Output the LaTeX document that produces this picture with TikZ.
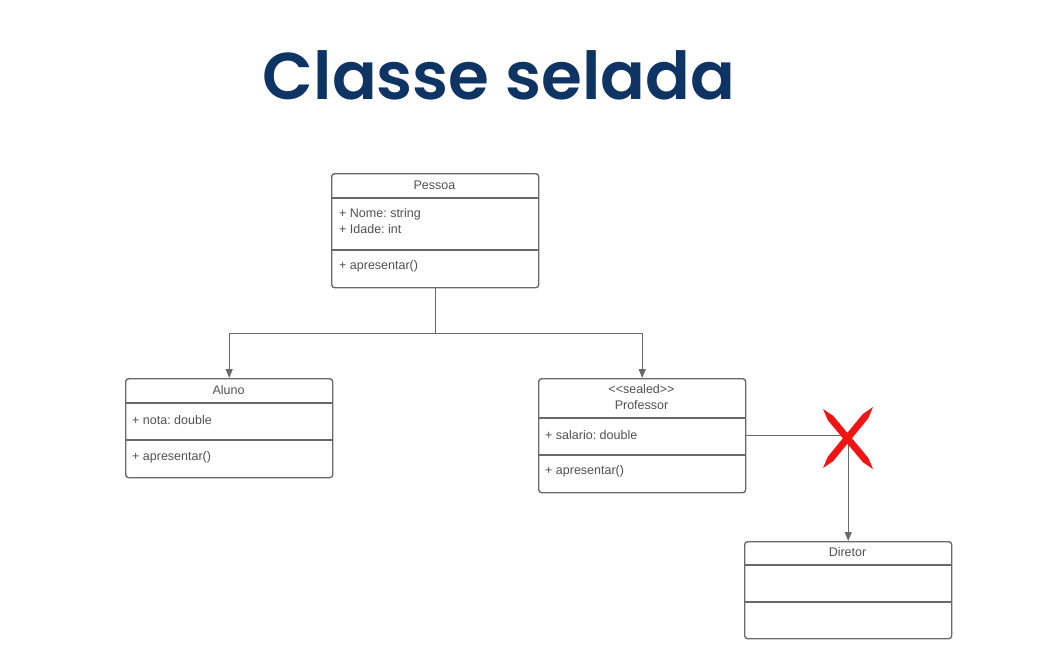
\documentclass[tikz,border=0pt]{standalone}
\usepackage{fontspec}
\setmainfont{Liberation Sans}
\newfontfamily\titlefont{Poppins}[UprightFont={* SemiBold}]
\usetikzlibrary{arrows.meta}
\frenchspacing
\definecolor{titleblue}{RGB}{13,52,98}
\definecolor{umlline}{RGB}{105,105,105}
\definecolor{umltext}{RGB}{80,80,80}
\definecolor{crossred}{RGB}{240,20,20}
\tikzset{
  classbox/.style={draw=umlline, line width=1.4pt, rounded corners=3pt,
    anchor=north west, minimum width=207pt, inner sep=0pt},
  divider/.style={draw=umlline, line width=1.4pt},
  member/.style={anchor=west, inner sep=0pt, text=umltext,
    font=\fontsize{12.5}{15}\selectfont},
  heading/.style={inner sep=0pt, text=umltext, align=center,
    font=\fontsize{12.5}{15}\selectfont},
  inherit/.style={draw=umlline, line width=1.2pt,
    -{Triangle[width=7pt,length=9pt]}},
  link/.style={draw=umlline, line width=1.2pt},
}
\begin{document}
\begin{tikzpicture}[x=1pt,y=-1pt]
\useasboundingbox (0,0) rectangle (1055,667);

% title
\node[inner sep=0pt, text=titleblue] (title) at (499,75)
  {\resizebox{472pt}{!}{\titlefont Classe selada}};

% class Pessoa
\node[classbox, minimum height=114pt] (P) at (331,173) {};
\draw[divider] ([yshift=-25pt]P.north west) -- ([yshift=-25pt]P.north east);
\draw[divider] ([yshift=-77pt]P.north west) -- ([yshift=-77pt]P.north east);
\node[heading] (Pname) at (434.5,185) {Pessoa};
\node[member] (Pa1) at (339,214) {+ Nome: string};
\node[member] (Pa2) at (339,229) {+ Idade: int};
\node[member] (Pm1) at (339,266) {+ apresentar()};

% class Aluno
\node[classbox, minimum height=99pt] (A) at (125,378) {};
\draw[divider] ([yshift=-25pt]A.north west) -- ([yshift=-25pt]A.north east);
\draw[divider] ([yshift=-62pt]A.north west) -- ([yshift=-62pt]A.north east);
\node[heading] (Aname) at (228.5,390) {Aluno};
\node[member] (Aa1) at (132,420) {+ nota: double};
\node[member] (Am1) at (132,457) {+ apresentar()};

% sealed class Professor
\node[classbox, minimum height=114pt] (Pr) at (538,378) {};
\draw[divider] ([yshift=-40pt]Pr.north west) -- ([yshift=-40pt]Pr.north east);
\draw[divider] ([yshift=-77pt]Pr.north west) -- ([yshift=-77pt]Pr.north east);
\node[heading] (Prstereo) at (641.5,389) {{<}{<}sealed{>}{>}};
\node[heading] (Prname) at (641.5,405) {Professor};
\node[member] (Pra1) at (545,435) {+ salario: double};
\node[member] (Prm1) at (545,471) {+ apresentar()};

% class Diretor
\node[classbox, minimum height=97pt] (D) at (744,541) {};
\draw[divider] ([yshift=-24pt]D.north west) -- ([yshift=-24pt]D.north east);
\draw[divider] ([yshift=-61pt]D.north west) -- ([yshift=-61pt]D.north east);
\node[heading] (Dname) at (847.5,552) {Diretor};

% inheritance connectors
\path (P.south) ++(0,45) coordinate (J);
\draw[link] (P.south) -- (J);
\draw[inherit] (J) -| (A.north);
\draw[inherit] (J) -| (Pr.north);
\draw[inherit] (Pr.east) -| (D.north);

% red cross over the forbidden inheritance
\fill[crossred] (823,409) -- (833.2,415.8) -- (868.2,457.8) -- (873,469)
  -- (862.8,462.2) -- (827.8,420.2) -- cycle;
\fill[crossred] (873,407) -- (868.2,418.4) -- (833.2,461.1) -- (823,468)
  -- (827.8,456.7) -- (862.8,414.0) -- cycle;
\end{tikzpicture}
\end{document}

····················

• WHAT THIS TASK INVOLVES: Repeat, with no pictures, each line from the beginning of the data through the line containing "(Am1) at (132,457)", inclusive.

• EXPECTED OUTPUT:
Output the LaTeX document that produces this picture with TikZ.
\documentclass[tikz,border=0pt]{standalone}
\usepackage{fontspec}
\setmainfont{Liberation Sans}
\newfontfamily\titlefont{Poppins}[UprightFont={* SemiBold}]
\usetikzlibrary{arrows.meta}
\frenchspacing
\definecolor{titleblue}{RGB}{13,52,98}
\definecolor{umlline}{RGB}{105,105,105}
\definecolor{umltext}{RGB}{80,80,80}
\definecolor{crossred}{RGB}{240,20,20}
\tikzset{
  classbox/.style={draw=umlline, line width=1.4pt, rounded corners=3pt,
    anchor=north west, minimum width=207pt, inner sep=0pt},
  divider/.style={draw=umlline, line width=1.4pt},
  member/.style={anchor=west, inner sep=0pt, text=umltext,
    font=\fontsize{12.5}{15}\selectfont},
  heading/.style={inner sep=0pt, text=umltext, align=center,
    font=\fontsize{12.5}{15}\selectfont},
  inherit/.style={draw=umlline, line width=1.2pt,
    -{Triangle[width=7pt,length=9pt]}},
  link/.style={draw=umlline, line width=1.2pt},
}
\begin{document}
\begin{tikzpicture}[x=1pt,y=-1pt]
\useasboundingbox (0,0) rectangle (1055,667);

% title
\node[inner sep=0pt, text=titleblue] (title) at (499,75)
  {\resizebox{472pt}{!}{\titlefont Classe selada}};

% class Pessoa
\node[classbox, minimum height=114pt] (P) at (331,173) {};
\draw[divider] ([yshift=-25pt]P.north west) -- ([yshift=-25pt]P.north east);
\draw[divider] ([yshift=-77pt]P.north west) -- ([yshift=-77pt]P.north east);
\node[heading] (Pname) at (434.5,185) {Pessoa};
\node[member] (Pa1) at (339,214) {+ Nome: string};
\node[member] (Pa2) at (339,229) {+ Idade: int};
\node[member] (Pm1) at (339,266) {+ apresentar()};

% class Aluno
\node[classbox, minimum height=99pt] (A) at (125,378) {};
\draw[divider] ([yshift=-25pt]A.north west) -- ([yshift=-25pt]A.north east);
\draw[divider] ([yshift=-62pt]A.north west) -- ([yshift=-62pt]A.north east);
\node[heading] (Aname) at (228.5,390) {Aluno};
\node[member] (Aa1) at (132,420) {+ nota: double};
\node[member] (Am1) at (132,457) {+ apresentar()};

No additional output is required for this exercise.